“I’M TELLING MOM!” It’s sends a shiver through my body to this day. It meant I had a few short minutes to get my story straight, figure out how this current mess could possibly be my sister’s fault instead of mine – and hopefully, I’d be able to produce some tears in the process (always good as a backup plan). I was about to experience the full weight of judgment so moving to defense mode was crucial for survival.
And in case you don’t recognize the scene above from your personal childhood experiences, let me assure you – it never, ever went well. By the end of it, someone was gloating, someone was stomping, and someone was in a puddle of tears on the floor. My sister, my mom and I swapped roles regularly so at least we all had an opportunity to assume the “gloating” role occasionally.
What is it that sets up such a scene? Not sure – but I can tell you what exacerbates it. It is the idea that you are about to be ratted out, told on, or otherwise blamed for whatever has gone wrong.
There is a better way. We can teach children that running for the adult can be a much different experience just by changing one thing – the way the child exits for help.

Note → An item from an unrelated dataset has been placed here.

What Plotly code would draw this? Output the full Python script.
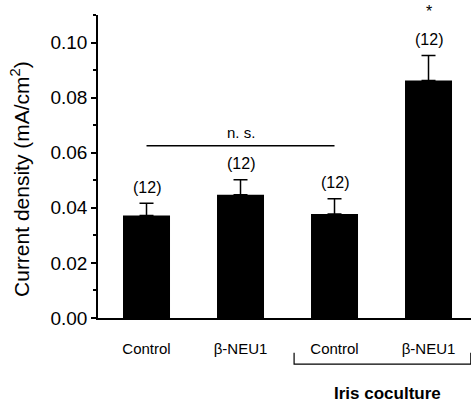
import plotly.graph_objects as go

categories = ["Control", "β-NEU1", "Control", "β-NEU1"]
values = [0.0372, 0.0447, 0.0378, 0.0862]
errors = [0.0045, 0.0055, 0.0055, 0.0091]
n_labels = ["(12)", "(12)", "(12)", "(12)"]
sig_marks = ["", "", "", "*"]
group_label = "Iris coculture"
ns_label = "n. s."
y_title = "Current density (mA/cm<sup>2</sup>)"

xs = list(range(len(categories)))
FONT = "Arial, Liberation Sans, sans-serif"

fig = go.Figure()
fig.add_trace(go.Bar(
    x=xs, y=values, width=0.5,
    marker=dict(color="black", line=dict(width=0)),
    error_y=dict(type="data", symmetric=False, array=errors,
                 arrayminus=[0] * len(values),
                 color="black", thickness=1.5, width=7),
))

annotations = []
for i, (v, e, lab, s) in enumerate(zip(values, errors, n_labels, sig_marks)):
    annotations.append(dict(x=i, y=v + e, xref="x", yref="y", text=lab,
                            showarrow=False, yanchor="middle", yshift=16,
                            font=dict(family=FONT, size=16, color="black")))
    if s:
        annotations.append(dict(x=i, y=v + e, xref="x", yref="y", text=s,
                                showarrow=False, yanchor="middle", yshift=44,
                                font=dict(family=FONT, size=16, color="black")))

ns_y = max(v + e for v, e in zip(values[:3], errors[:3])) + 0.0123
annotations.append(dict(x=1, y=ns_y, xref="x", yref="y", text=ns_label,
                        showarrow=False, yanchor="middle", yshift=13,
                        font=dict(family=FONT, size=15, color="black")))
annotations.append(dict(x=2.56, y=-0.25, xref="x", yref="paper",
                        text="<b>" + group_label + "</b>",
                        showarrow=False, yanchor="middle",
                        font=dict(family=FONT, size=17, color="black")))
annotations.append(dict(x=-0.209, y=0.459, xref="paper", yref="paper",
                        text=y_title, textangle=-90, showarrow=False,
                        xanchor="center", yanchor="middle",
                        font=dict(family=FONT, size=21, color="black")))

shapes = [
    dict(type="line", xref="x", yref="y", x0=0, x1=2, y0=ns_y, y1=ns_y,
         line=dict(color="black", width=1.5)),
    dict(type="path", xref="x", yref="paper",
         path="M 1.57,-0.115 L 1.57,-0.152 L 3.45,-0.152 L 3.45,-0.115",
         line=dict(color="black", width=1.2)),
]

fig.update_layout(
    width=473, height=404,
    margin=dict(l=98, r=2, t=15, b=86),
    plot_bgcolor="white", paper_bgcolor="white",
    showlegend=False,
    annotations=annotations, shapes=shapes,
    font=dict(family=FONT, color="black"),
    xaxis=dict(range=[-0.516, 3.452], tickvals=xs, ticktext=categories,
               showline=True, linecolor="black", linewidth=1.5,
               ticks="", ticklabelstandoff=16, showgrid=False, zeroline=False,
               tickfont=dict(family=FONT, size=15, color="black")),
    yaxis=dict(range=[0, 0.11], dtick=0.02, tickformat=".2f",
               showline=True, linecolor="black", linewidth=1.5,
               ticks="outside", ticklen=5, tickwidth=1.5, tickcolor="black",
               minor=dict(ticks="outside", ticklen=3, dtick=0.01, tickcolor="black"),
               showgrid=False, zeroline=False,
               tickfont=dict(family=FONT, size=19, color="black")),
)

fig.write_html("out.html", config={"displayModeBar": False},
               post_script="document.body.style.margin='0';")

Instead of “I’m telling” which seems to be the cultural norm, teach your children to say this “I’m going to get help for us.” It plants the seed of hope that perhaps getting help in the midst of a conflict would actually be a good idea. It includes the message that, when there is a conflict all parties involved in the conflict could use some help. And furthermore, that getting help from an adult might actually yield something productive, like a solution. Imagine! It is such a small thing really – and yet if we teach our children well, it just may catch on.
And perhaps then, solutions will be all the rage and blaming will be as out of style as rotary phones!